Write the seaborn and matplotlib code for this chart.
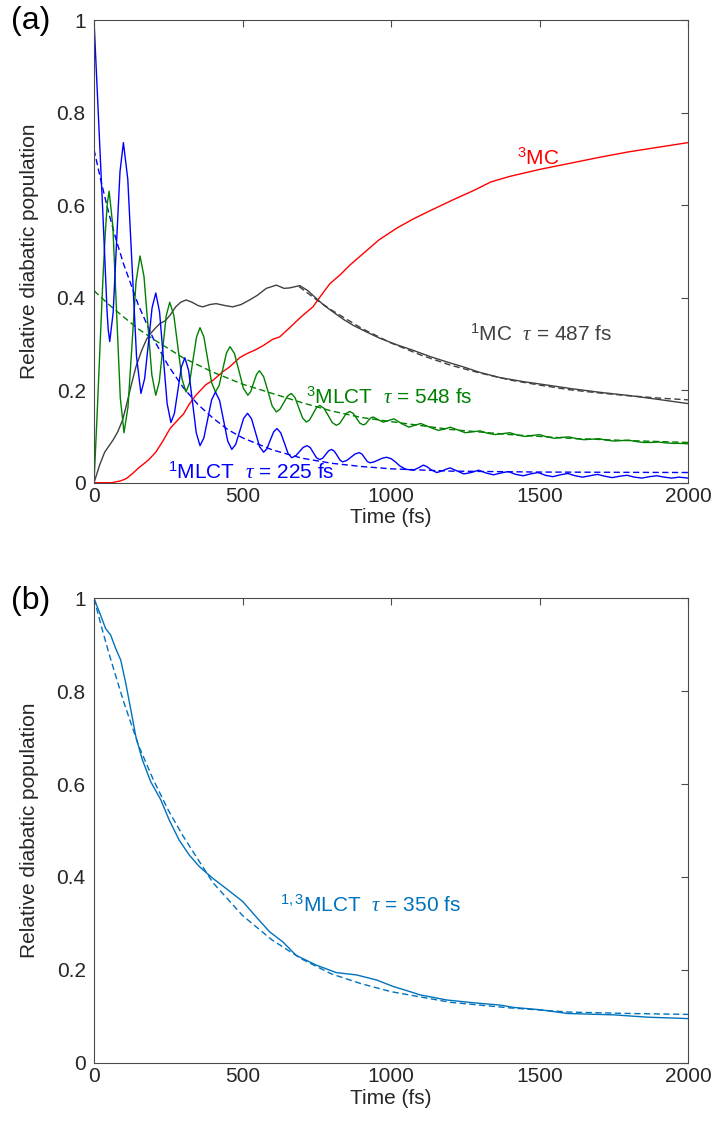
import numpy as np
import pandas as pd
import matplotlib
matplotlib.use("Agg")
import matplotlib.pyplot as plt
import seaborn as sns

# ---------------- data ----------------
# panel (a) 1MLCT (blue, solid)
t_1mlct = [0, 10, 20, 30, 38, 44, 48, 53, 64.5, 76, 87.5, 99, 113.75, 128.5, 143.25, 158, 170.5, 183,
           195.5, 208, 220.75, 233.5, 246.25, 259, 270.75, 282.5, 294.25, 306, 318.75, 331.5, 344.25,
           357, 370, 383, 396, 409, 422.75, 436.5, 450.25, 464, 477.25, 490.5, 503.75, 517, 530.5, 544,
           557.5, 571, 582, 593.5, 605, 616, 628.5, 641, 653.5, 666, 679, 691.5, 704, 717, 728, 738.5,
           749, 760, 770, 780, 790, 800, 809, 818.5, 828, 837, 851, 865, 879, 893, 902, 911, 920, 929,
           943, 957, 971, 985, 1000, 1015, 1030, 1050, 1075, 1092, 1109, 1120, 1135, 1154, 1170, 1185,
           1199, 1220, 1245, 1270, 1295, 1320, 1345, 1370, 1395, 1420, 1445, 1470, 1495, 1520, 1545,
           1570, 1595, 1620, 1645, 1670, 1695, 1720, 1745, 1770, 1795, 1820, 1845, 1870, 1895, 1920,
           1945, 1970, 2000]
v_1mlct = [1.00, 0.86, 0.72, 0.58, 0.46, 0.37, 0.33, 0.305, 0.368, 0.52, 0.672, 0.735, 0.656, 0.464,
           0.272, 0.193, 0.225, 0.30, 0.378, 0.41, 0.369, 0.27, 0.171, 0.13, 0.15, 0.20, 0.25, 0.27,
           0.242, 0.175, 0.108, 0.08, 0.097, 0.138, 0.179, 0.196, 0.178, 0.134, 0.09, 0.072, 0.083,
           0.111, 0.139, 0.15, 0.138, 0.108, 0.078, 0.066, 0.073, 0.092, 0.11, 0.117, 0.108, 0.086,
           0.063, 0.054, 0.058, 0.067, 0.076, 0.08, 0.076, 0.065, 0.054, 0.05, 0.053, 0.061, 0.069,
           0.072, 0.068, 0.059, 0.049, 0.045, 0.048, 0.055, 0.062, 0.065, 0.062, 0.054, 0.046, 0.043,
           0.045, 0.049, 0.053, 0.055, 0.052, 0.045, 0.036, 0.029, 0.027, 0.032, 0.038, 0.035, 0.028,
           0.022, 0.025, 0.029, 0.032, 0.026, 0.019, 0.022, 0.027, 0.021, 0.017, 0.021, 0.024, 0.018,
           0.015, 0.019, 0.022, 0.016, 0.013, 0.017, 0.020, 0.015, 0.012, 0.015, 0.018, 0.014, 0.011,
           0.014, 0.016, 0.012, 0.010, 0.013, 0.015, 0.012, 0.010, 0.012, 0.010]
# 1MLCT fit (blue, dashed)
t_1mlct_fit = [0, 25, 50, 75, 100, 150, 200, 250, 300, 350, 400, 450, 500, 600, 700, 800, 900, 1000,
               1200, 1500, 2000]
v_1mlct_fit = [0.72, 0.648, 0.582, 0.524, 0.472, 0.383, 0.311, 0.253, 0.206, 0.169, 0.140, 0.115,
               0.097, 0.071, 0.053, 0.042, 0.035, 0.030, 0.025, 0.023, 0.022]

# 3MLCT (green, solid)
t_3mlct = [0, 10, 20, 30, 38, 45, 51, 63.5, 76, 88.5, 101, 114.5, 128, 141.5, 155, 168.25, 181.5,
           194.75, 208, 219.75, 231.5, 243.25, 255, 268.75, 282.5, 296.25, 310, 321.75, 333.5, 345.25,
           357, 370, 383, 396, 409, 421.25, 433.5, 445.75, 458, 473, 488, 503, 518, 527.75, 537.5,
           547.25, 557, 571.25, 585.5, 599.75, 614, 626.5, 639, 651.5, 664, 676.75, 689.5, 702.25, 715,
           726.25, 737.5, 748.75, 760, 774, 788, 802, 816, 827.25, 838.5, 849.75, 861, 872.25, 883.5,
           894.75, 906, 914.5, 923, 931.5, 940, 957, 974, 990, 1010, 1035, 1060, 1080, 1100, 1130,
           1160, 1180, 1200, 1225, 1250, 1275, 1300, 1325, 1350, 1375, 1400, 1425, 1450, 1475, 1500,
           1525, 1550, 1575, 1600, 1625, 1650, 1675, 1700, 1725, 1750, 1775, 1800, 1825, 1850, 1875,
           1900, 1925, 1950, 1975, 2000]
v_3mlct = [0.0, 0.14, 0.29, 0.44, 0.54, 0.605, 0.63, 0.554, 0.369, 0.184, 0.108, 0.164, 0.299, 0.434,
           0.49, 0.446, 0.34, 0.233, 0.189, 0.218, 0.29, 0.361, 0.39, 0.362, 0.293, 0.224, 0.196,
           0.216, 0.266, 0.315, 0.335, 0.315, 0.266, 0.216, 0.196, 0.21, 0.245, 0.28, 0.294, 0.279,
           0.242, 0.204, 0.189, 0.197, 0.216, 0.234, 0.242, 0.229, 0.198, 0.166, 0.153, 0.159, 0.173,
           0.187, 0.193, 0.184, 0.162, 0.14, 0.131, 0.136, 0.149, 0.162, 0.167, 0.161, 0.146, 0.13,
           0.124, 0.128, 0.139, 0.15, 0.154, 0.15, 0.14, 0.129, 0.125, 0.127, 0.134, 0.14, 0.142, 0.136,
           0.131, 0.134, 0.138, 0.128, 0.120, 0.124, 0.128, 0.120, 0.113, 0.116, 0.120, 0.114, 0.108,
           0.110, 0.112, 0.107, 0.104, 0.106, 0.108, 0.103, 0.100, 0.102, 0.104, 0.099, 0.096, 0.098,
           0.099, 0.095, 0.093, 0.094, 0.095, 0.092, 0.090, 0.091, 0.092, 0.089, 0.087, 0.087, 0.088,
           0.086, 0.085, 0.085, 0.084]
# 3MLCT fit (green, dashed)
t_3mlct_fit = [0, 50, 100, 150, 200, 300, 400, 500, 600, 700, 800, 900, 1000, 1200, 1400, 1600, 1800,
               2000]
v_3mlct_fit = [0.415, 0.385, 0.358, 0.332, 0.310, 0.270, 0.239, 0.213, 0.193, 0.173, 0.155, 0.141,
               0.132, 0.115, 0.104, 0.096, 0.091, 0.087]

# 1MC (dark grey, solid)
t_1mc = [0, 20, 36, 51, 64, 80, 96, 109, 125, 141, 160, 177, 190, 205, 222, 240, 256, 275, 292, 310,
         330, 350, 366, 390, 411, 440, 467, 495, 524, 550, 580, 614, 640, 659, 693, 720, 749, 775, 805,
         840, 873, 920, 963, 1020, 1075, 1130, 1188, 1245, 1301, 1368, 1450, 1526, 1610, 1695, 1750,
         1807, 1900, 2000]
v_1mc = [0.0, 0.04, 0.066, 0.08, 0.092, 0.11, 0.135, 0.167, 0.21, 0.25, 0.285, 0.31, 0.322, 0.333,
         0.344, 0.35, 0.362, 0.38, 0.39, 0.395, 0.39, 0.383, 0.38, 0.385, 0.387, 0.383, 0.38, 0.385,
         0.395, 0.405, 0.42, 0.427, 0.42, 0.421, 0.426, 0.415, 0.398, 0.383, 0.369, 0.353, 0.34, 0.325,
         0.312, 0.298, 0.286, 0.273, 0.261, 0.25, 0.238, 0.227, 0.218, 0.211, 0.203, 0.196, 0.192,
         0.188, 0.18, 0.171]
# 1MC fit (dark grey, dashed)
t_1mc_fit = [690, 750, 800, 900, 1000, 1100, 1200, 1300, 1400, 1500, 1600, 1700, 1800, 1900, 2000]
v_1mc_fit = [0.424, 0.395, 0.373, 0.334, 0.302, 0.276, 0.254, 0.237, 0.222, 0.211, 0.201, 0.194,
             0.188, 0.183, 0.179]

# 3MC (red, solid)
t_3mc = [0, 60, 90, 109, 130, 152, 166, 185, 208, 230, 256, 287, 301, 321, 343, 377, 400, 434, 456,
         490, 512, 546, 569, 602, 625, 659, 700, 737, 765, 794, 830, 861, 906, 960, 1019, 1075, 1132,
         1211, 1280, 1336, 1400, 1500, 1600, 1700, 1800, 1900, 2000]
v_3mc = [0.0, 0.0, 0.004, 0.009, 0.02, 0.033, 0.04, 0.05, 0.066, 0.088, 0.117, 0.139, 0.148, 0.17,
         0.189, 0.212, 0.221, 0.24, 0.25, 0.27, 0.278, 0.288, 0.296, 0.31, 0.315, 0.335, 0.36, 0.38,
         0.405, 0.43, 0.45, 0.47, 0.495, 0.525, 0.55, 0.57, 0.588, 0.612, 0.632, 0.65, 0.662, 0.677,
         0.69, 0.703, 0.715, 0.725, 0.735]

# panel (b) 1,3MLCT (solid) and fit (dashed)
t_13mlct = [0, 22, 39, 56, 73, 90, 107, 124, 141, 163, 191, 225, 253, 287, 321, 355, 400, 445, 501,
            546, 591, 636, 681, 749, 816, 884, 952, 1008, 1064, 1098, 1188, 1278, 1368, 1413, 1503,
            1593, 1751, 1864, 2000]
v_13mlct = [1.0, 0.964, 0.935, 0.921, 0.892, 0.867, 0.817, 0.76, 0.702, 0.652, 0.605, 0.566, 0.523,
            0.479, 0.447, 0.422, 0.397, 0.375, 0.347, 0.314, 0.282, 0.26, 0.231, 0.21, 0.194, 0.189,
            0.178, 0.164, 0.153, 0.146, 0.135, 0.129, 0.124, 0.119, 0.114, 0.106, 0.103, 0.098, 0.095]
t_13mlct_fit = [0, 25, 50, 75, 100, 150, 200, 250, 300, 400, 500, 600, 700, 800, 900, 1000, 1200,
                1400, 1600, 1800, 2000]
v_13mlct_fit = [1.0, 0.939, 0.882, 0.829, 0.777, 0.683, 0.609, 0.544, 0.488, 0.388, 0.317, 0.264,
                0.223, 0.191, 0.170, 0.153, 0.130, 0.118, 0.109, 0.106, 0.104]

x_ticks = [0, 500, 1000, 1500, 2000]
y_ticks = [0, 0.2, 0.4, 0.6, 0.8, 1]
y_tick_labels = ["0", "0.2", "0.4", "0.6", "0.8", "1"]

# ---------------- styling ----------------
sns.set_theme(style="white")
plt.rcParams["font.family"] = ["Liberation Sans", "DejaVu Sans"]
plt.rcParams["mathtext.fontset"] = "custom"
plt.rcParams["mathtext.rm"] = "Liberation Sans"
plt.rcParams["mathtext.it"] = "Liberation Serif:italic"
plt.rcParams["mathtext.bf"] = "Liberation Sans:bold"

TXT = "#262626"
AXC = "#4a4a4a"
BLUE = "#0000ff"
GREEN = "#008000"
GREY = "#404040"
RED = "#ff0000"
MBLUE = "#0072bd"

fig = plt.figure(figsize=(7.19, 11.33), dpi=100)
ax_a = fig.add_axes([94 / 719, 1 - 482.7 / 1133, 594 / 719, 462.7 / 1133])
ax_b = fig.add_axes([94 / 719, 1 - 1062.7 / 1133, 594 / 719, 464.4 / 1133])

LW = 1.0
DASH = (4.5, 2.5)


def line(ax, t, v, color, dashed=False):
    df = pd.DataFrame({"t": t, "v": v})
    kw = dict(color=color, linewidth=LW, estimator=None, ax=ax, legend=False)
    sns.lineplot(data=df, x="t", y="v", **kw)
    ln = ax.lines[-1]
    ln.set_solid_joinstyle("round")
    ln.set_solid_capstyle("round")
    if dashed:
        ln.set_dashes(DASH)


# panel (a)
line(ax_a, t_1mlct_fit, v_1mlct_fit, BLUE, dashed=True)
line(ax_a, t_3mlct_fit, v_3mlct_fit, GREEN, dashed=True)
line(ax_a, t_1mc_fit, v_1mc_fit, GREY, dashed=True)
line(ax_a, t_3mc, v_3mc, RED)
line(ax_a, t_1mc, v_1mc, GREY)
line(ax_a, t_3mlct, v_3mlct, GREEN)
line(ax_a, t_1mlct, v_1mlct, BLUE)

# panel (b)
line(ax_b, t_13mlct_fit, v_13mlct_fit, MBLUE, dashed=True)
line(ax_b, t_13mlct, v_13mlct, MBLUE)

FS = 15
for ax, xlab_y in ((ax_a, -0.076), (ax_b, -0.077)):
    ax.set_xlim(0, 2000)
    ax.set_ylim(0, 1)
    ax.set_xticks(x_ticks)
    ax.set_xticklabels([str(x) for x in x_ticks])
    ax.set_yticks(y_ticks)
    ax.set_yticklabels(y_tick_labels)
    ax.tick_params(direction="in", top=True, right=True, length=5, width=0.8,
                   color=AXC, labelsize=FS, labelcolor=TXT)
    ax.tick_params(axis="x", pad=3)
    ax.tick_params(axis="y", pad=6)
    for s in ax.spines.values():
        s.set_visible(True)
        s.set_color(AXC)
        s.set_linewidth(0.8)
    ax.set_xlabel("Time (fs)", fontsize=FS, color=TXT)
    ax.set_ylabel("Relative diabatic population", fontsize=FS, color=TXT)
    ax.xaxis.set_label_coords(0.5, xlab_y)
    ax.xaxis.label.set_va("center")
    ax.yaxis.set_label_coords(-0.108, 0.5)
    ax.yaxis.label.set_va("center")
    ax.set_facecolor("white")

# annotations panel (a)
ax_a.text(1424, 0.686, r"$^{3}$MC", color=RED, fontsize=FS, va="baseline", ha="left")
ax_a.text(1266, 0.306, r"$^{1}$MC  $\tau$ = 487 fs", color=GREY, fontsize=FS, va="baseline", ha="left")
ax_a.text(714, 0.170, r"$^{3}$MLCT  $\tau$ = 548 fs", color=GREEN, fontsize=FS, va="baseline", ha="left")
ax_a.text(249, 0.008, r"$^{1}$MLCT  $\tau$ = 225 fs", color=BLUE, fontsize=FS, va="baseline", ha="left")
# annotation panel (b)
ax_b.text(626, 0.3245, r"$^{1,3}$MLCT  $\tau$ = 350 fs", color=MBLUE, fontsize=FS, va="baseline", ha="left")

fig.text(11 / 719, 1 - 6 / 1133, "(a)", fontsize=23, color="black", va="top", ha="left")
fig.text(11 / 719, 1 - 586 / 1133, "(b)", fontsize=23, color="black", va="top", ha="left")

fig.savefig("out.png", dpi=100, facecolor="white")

...

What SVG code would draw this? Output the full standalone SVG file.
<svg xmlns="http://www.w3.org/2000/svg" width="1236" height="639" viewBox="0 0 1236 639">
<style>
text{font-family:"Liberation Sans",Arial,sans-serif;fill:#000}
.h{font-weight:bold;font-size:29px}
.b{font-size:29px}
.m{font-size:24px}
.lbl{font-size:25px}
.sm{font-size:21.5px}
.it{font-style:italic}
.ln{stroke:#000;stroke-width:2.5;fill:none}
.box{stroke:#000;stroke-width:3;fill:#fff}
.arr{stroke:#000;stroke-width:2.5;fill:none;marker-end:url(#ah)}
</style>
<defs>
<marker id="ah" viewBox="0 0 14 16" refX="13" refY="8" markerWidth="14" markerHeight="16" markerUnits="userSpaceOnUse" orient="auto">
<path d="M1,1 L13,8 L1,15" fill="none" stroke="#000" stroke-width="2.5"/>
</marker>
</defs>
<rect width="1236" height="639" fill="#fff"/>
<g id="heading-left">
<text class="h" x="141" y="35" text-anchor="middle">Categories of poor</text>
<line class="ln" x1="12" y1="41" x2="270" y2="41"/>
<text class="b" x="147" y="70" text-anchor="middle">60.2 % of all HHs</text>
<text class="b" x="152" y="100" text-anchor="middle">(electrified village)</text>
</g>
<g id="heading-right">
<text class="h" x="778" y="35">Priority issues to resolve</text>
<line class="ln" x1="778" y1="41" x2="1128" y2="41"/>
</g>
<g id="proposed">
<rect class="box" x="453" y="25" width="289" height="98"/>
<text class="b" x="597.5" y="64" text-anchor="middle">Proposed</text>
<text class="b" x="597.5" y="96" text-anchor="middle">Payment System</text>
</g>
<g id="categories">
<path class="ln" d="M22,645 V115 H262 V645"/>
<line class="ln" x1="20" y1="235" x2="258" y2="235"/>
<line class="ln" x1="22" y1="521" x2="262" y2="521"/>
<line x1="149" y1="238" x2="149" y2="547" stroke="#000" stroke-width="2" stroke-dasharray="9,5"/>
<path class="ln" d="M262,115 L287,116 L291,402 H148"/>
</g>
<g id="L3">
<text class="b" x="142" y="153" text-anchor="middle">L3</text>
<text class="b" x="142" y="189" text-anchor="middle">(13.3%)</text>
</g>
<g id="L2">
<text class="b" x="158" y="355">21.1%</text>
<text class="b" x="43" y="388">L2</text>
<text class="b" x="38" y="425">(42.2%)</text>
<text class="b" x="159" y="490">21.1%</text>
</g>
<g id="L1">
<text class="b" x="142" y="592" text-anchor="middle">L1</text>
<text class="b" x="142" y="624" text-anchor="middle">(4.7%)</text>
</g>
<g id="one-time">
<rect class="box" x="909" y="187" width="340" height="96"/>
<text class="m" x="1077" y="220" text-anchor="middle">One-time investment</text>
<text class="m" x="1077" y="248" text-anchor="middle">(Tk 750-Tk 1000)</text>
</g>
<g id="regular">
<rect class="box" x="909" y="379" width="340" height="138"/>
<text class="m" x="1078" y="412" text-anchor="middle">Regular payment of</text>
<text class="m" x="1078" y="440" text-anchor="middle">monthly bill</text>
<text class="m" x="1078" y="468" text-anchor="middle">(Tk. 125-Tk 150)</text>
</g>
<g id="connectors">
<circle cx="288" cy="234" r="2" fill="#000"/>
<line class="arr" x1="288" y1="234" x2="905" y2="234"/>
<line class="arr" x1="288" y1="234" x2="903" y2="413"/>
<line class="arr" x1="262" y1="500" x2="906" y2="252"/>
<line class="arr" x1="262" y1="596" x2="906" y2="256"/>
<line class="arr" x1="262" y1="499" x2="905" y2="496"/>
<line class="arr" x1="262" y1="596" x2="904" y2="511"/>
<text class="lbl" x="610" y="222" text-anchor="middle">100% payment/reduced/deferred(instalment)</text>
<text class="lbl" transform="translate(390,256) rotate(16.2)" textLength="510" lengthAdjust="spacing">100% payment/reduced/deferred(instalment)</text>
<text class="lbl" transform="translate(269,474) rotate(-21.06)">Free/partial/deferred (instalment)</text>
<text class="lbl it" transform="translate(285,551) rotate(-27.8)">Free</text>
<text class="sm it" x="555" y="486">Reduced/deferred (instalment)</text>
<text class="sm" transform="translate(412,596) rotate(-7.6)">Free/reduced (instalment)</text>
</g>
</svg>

WHAT THIS TASK INVOLVES:
Quote word for word only the lines above from the one containing "Write the seaborn" through the one containing "import seaborn as sns". Pictures stay out of your copy.

REPLY TO THE TASK:
Write the seaborn and matplotlib code for this chart.
import numpy as np
import pandas as pd
import matplotlib
matplotlib.use("Agg")
import matplotlib.pyplot as plt
import seaborn as sns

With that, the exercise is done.